Megan Ball is an advanced physiotherapist who also sees the patients in the clinic.
Megan says: “People we see are scared and they don’t know what to do to get better. Our clinic is here to support them, encourage them to take some gentle exercise, enable them to build it up slowly, but not to overdo it.”
It’s not just older people who the team sees.
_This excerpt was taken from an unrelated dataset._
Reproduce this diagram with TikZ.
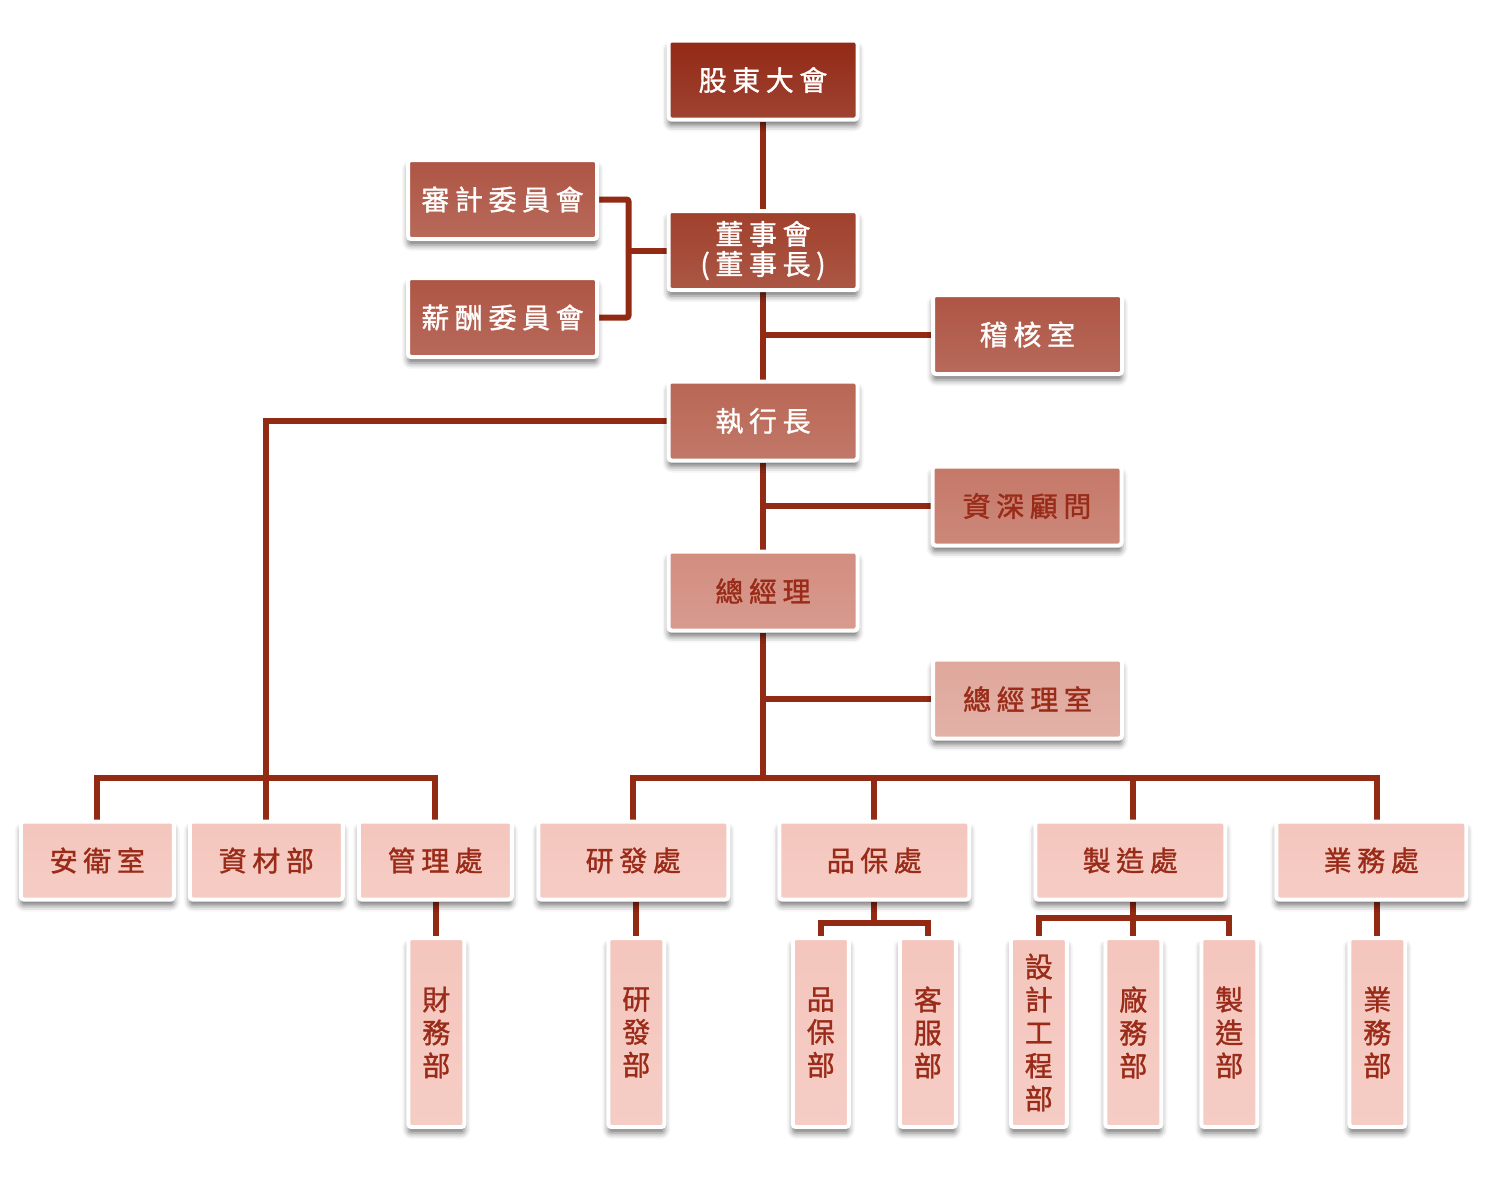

Megan says “I’m in my late twenties and I’ve see people the same age as me suffering with symptoms of long covid.” She says it’s important to continue to follow the guidance, to keep yourself and others safe no matter how old you are.
Ten sites are now operational in London, seven in the East of England, eight in the Midlands, South East and South West respectively, nine in the North West and a further 18 across the North East and Yorkshire.
A further 12 sites are earmarked to launch in January in the East Midlands, Lancashire, Cornwall and Isle of Wight.
The National Institute for Clinical Excellence (NICE) has today also issued official guidance on best practice for recognising, investigating and rehabilitating patients with long covid.
Patients can access services if they are referred by a GP or another healthcare professional, so that doctors can first rule out other possible underlying causes for symptoms.
Sir Simon Stevens, NHS chief executive, said: “The NHS is taking practical action to help patients suffering ongoing health issues as a result of coronavirus.
“Bringing expert clinicians together in these clinics will deliver an integrated approach to support patients’ access vital rehabilitation, as well as helping develop a greater understanding of long covid and its debilitating symptoms.”
Patients can access services through a GP referral or referral from other healthcare professional, allowing doctors an opportunity to rule out any other possible underlying causes for symptoms, such as suspected stroke, lung cancers or respiratory conditions.